Filming is underway on The Invisible Man director Leigh Whannell’s Wolf Man for Universal and Blumhouse, which will be howling its way into theaters on January 17, 2025.

Deadline reports that Matilda Firth (Disenchanted) is the latest actor to sign on, joining Christopher Abbott (Poor Things),  Julia Garner (The Royal Hotel), and Sam Jaeger.

The project will mark Whannell’s second monster movie and fourth directing collaboration with Blumhouse Productions (The Invisible Man, Upgrade, Insidious: Chapter 3).

Wolf Man stars Christopher Abbott as a man whose family is being terrorized by a lethal predator.

Writers include Whannell & Corbett Tuck as well as Lauren Schuker Blum & Rebecca Angelo.

Jason Blum is producing the film. Ryan Gosling, Ken Kao, Bea Sequeira, Mel Turner and Whannell are executive producers. Wolf Man is a Blumhouse and Motel Movies production.
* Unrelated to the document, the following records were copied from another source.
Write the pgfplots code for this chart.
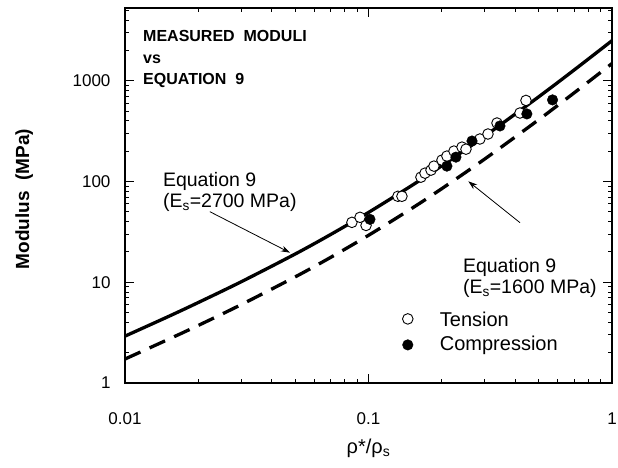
\documentclass[border=0pt]{standalone}
\usepackage{pgfplots}
\pgfplotsset{compat=1.18}
\usepackage{fontspec}
\setmainfont{Liberation Sans}
\usetikzlibrary{arrows.meta}
\begin{document}
\begin{tikzpicture}[x=1pt,y=1pt]
\useasboundingbox (-125,-85) rectangle (493,383);
\begin{axis}[
  scale only axis,
  width=487pt, height=375pt,
  xmode=log, ymode=log,
  xmin=0.01, xmax=1, ymin=1, ymax=5300,
  xtick={0.01,0.1,1}, xticklabels={0.01,0.1,1},
  ytick={1,10,100,1000}, yticklabels={1,10,100,1000},
  minor xtick={0.02,0.03,0.04,0.05,0.06,0.07,0.08,0.09,0.2,0.3,0.4,0.5,0.6,0.7,0.8,0.9},
  minor ytick={2,3,4,5,6,7,8,9,20,30,40,50,60,70,80,90,200,300,400,500,600,700,800,900,2000,3000,4000,5000},
  tick align=inside,
  major tick length=9pt, minor tick length=4.5pt,
  every tick/.style={black, line width=1pt},
  axis line style={line width=1.3pt},
  tick pos=both,
  /pgf/number format/assume math mode=true,
  tick label style={font=\fontsize{17}{20}\selectfont},
  xticklabel style={yshift=-26pt},
  yticklabel style={xshift=-11pt},
  xlabel={ρ*/ρ\textsubscript{s}},
  xlabel style={font=\fontsize{20}{23}\selectfont, at={(axis description cs:0.5,0)}, anchor=center, yshift=-65pt},
  ylabel={\textbf{Modulus\ \ (MPa)}},
  ylabel style={font=\fontsize{19}{22}\selectfont, at={(axis description cs:-0.207,0.49)}, anchor=center},
  clip=false,
]
% Equation 9, Es=2700 MPa
\addplot[black, line width=3.3pt, smooth] coordinates {
(0.01,2.92)(0.015,4.55)(0.02,6.30)(0.03,10.12)(0.05,19.10)(0.07,29.88)(0.1,49.41)(0.15,90.92)(0.2,143.6)(0.3,282.7)(0.5,695.3)(0.7,1287)(1,2511)};
% Equation 9, Es=1600 MPa
\addplot[black, line width=3.3pt, smooth, dash pattern=on 17pt off 10pt] coordinates {
(0.01,1.73)(0.015,2.70)(0.02,3.73)(0.03,6.00)(0.05,11.32)(0.07,17.71)(0.1,29.28)(0.15,53.88)(0.2,85.12)(0.3,167.5)(0.5,412)(0.7,762.7)(1,1488)};
% Tension
\addplot[only marks, mark=*, mark size=5.3pt, mark options={fill=white, draw=black, line width=0.9pt}] coordinates {
(0.0855,39.4)(0.0923,44.2)(0.0977,36.7)(0.1321,71.5)(0.1372,71.5)(0.1642,110.7)(0.1706,121.3)(0.1806,130)(0.1857,142.5)(0.2003,163.5)(0.2099,179.2)(0.2244,201)(0.2421,220)(0.2514,210)(0.2868,265)(0.3095,297)(0.3371,382)(0.4188,480)(0.4433,640)};
% Compression
\addplot[only marks, mark=*, mark size=5.3pt, mark options={fill=black, draw=black}] coordinates {
(0.1014,42.2)(0.2099,142.5)(0.2286,175)(0.2661,253)(0.3467,357)(0.447,470)(0.57,648)};
% legend
\addplot[only marks, mark=*, mark size=5.3pt, mark options={fill=white, draw=black, line width=0.9pt}] coordinates {(0.145,4.33)};
\addplot[only marks, mark=*, mark size=5.3pt, mark options={fill=black, draw=black}] coordinates {(0.145,2.39)};
\node[anchor=west, font=\fontsize{20}{24}\selectfont] at (axis cs:0.19,4.33) {Tension};
\node[anchor=west, font=\fontsize{20}{24}\selectfont] at (axis cs:0.19,2.39) {Compression};
% title
\node[anchor=north west, align=left, inner sep=0pt, font=\bfseries\fontsize{16}{21.5}\selectfont] at (rel axis cs:0.037,0.94) {MEASURED\ \ MODULI\\vs\\EQUATION\ \ 9};
% annotations
\node[anchor=north west, align=left, font=\fontsize{19.5}{21}\selectfont, inner sep=0pt] at (axis cs:0.0143,125) {Equation 9\\(E\textsubscript{s}=2700 MPa)};
\draw[-{Stealth[length=9pt,width=6pt]}, line width=0.8pt] (axis cs:0.0223,50.3) -- (axis cs:0.0476,19.7);
\node[anchor=north west, align=left, font=\fontsize{19.5}{21}\selectfont, inner sep=0pt] at (axis cs:0.244,17.5) {Equation 9\\(E\textsubscript{s}=1600 MPa)};
\draw[-{Stealth[length=9pt,width=6pt]}, line width=0.8pt] (axis cs:0.419,39.1) -- (axis cs:0.257,100.7);
\end{axis}
\end{tikzpicture}
\end{document}
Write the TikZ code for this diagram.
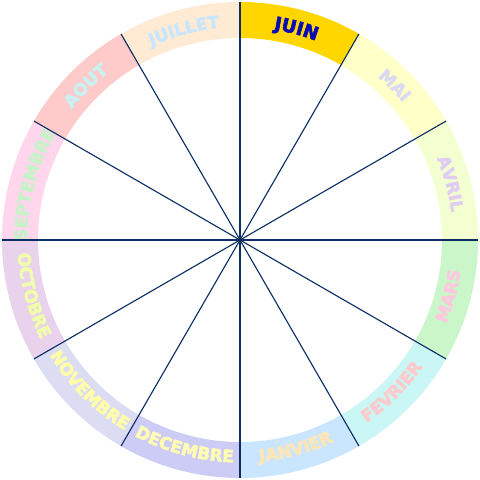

In the wake of the failed Dark Universe, Leigh Whannell’s The Invisible Man has been the only real success story for the Universal Monsters brand, which has been struggling with recent box office flops including the comedic Renfield and period horror movie The Last Voyage of the Demeter. Giving him the keys to the castle once more seems like a wise idea, to say the least.